Retype the whole listing verbatim and keep the pictures out of it.
╭─ Collected material
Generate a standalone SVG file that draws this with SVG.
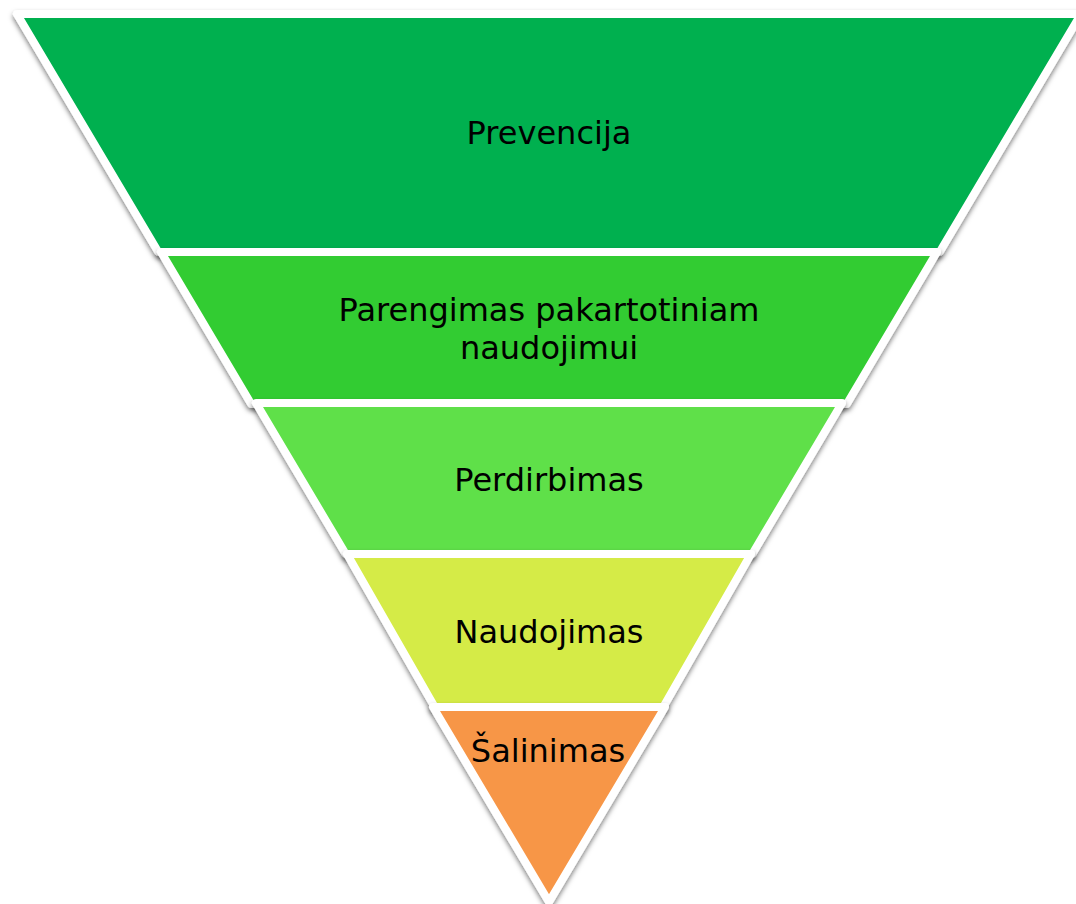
<svg xmlns="http://www.w3.org/2000/svg" width="1076" height="904" viewBox="0 0 1076 904">
  <defs>
    <filter id="sh" x="-10%" y="-10%" width="120%" height="130%">
      <feDropShadow dx="0" dy="3" stdDeviation="2.5" flood-color="#000" flood-opacity="0.5"/>
    </filter>
    <style>
      .lvl { stroke: #fff; stroke-width: 8; stroke-linejoin: round; filter: url(#sh); }
      .lbl { font-family: "DejaVu Sans", Verdana, sans-serif; font-size: 32px; fill: #000; text-anchor: middle; }
    </style>
  </defs>
  <rect width="1076" height="904" fill="#fff"/>
  <g id="level1">
    <polygon class="lvl" fill="#00B050" points="17,14 1081,14 939.7,252 158.3,252"/>
    <text class="lbl" x="549" y="144">Prevencija</text>
  </g>
  <g id="level2">
    <polygon class="lvl" fill="#33CC33" points="161,252 937,252 846.8,404 251.2,404"/>
    <text class="lbl" x="549" y="321">Parengimas pakartotiniam</text>
    <text class="lbl" x="549" y="359">naudojimui</text>
  </g>
  <g id="level3">
    <polygon class="lvl" fill="#5FE04A" points="256,403 842,403 752.3,554 345.7,554"/>
    <text class="lbl" x="549" y="491">Perdirbimas</text>
  </g>
  <g id="level4">
    <polygon class="lvl" fill="#D5EB47" points="347,554 751,554 663.3,707 434.7,707"/>
    <text class="lbl" x="549" y="643">Naudojimas</text>
  </g>
  <g id="level5">
    <polygon class="lvl" fill="#F79646" points="433,707 665,707 549,902"/>
    <text class="lbl" x="548" y="762">Šalinimas</text>
  </g>
  <g id="connectors"></g>
</svg>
╰─
*Result*.
Generate a standalone SVG file that draws this with SVG.
<svg xmlns="http://www.w3.org/2000/svg" width="1076" height="904" viewBox="0 0 1076 904">
  <defs>
    <filter id="sh" x="-10%" y="-10%" width="120%" height="130%">
      <feDropShadow dx="0" dy="3" stdDeviation="2.5" flood-color="#000" flood-opacity="0.5"/>
    </filter>
    <style>
      .lvl { stroke: #fff; stroke-width: 8; stroke-linejoin: round; filter: url(#sh); }
      .lbl { font-family: "DejaVu Sans", Verdana, sans-serif; font-size: 32px; fill: #000; text-anchor: middle; }
    </style>
  </defs>
  <rect width="1076" height="904" fill="#fff"/>
  <g id="level1">
    <polygon class="lvl" fill="#00B050" points="17,14 1081,14 939.7,252 158.3,252"/>
    <text class="lbl" x="549" y="144">Prevencija</text>
  </g>
  <g id="level2">
    <polygon class="lvl" fill="#33CC33" points="161,252 937,252 846.8,404 251.2,404"/>
    <text class="lbl" x="549" y="321">Parengimas pakartotiniam</text>
    <text class="lbl" x="549" y="359">naudojimui</text>
  </g>
  <g id="level3">
    <polygon class="lvl" fill="#5FE04A" points="256,403 842,403 752.3,554 345.7,554"/>
    <text class="lbl" x="549" y="491">Perdirbimas</text>
  </g>
  <g id="level4">
    <polygon class="lvl" fill="#D5EB47" points="347,554 751,554 663.3,707 434.7,707"/>
    <text class="lbl" x="549" y="643">Naudojimas</text>
  </g>
  <g id="level5">
    <polygon class="lvl" fill="#F79646" points="433,707 665,707 549,902"/>
    <text class="lbl" x="548" y="762">Šalinimas</text>
  </g>
  <g id="connectors"></g>
</svg>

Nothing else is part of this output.